THE REQUEST ->
Retype every line from the top of the entries down to the one with "const colors = ['#EBBB35', '#9B4D2C', '#C41A41'];", both included, and skip the pictures.

MATERIAL PROVIDED ->
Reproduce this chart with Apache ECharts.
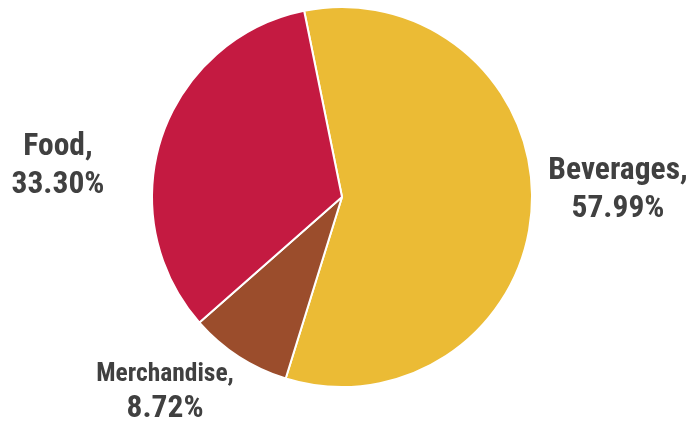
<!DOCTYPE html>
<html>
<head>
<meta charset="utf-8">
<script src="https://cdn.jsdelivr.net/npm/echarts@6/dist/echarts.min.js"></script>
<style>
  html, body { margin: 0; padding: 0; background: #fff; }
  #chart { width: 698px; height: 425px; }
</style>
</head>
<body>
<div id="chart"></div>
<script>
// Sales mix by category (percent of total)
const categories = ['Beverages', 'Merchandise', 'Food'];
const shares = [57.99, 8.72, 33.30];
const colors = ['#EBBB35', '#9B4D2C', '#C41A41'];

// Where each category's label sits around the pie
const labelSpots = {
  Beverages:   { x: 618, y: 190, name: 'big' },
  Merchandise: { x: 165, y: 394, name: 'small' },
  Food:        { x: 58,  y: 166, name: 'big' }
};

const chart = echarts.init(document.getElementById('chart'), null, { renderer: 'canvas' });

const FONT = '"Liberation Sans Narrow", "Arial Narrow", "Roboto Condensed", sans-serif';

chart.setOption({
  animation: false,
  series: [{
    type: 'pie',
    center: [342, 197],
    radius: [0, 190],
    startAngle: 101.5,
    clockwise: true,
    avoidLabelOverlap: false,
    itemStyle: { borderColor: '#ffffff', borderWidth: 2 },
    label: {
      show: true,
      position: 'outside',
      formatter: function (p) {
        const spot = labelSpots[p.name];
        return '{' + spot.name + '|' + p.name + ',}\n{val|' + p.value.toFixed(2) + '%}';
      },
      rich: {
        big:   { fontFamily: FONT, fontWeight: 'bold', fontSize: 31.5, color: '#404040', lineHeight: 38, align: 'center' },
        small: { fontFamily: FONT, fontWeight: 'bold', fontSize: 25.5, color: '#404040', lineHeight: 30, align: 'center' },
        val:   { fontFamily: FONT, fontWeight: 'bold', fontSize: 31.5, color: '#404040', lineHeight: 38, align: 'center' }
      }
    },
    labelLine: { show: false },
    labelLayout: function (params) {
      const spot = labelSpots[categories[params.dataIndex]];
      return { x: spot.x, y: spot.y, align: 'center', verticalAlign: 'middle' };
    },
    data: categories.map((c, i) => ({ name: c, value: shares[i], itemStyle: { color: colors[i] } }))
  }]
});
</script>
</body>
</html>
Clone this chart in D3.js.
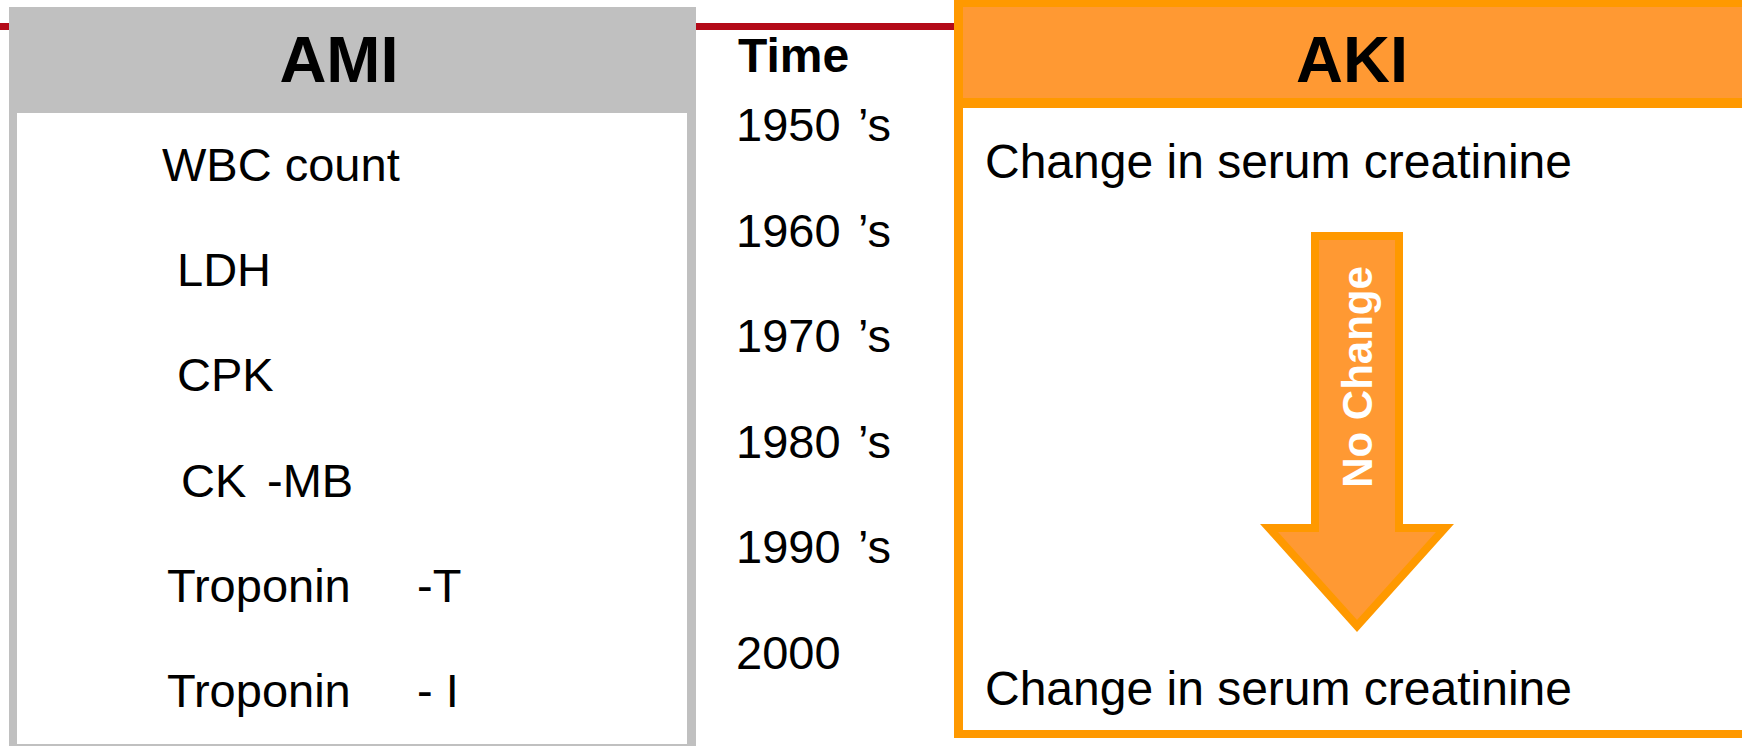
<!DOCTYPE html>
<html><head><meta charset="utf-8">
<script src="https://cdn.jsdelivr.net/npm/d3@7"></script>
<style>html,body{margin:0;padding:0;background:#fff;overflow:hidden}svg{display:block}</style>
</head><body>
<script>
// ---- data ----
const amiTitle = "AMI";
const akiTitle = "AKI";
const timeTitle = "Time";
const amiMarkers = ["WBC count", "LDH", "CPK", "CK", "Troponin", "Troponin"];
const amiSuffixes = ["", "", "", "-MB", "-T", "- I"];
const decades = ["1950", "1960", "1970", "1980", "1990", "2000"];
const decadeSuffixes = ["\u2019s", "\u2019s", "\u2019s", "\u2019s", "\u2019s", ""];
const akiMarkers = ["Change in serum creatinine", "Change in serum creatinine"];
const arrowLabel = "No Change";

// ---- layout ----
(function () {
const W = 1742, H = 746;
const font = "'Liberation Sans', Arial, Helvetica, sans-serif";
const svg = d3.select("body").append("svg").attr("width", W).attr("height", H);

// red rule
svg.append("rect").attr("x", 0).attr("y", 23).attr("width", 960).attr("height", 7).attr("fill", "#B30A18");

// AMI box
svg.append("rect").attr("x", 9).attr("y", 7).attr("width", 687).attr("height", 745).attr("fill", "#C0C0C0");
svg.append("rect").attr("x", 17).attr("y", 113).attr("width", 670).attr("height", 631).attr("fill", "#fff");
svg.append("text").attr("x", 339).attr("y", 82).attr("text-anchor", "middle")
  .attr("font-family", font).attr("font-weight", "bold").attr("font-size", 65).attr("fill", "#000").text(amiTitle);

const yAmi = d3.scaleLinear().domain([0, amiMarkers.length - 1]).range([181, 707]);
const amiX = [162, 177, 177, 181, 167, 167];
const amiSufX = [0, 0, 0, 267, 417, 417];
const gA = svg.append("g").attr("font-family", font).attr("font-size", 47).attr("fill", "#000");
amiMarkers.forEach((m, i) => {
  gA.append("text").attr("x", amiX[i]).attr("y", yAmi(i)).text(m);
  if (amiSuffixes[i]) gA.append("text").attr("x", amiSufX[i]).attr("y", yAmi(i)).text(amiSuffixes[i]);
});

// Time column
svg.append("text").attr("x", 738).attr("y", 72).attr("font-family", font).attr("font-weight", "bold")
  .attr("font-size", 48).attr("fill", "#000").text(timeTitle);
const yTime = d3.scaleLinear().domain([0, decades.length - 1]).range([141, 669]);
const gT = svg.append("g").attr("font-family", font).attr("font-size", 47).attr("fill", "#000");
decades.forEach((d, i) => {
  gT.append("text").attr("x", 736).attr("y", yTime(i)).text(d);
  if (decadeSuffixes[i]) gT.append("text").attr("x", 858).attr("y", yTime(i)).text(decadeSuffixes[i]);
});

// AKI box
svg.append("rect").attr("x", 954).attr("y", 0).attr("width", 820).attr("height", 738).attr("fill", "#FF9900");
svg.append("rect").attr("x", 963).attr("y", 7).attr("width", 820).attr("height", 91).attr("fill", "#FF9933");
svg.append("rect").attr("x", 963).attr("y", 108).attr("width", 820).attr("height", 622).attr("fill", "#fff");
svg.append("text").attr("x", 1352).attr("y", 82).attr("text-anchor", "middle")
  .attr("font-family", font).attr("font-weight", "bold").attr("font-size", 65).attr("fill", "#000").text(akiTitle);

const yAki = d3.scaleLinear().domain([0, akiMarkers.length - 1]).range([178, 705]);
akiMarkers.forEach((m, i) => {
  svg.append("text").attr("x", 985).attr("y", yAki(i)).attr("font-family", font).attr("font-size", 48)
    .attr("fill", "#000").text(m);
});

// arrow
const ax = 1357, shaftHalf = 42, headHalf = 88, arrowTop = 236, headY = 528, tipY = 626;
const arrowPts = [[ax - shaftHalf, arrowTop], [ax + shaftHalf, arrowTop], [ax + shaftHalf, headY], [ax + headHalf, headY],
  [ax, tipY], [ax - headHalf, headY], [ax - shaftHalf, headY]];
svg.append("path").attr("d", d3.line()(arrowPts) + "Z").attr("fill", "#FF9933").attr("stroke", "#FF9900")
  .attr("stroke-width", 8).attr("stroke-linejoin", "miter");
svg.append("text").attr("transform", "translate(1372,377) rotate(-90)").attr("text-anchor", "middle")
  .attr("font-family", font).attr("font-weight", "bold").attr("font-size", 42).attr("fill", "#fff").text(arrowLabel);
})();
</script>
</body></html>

ANSWER BELOW ->
Reproduce this chart with Apache ECharts.
<!DOCTYPE html>
<html>
<head>
<meta charset="utf-8">
<script src="https://cdn.jsdelivr.net/npm/echarts@6/dist/echarts.min.js"></script>
<style>
  html, body { margin: 0; padding: 0; background: #fff; }
  #chart { width: 698px; height: 425px; }
</style>
</head>
<body>
<div id="chart"></div>
<script>
// Sales mix by category (percent of total)
const categories = ['Beverages', 'Merchandise', 'Food'];
const shares = [57.99, 8.72, 33.30];
const colors = ['#EBBB35', '#9B4D2C', '#C41A41'];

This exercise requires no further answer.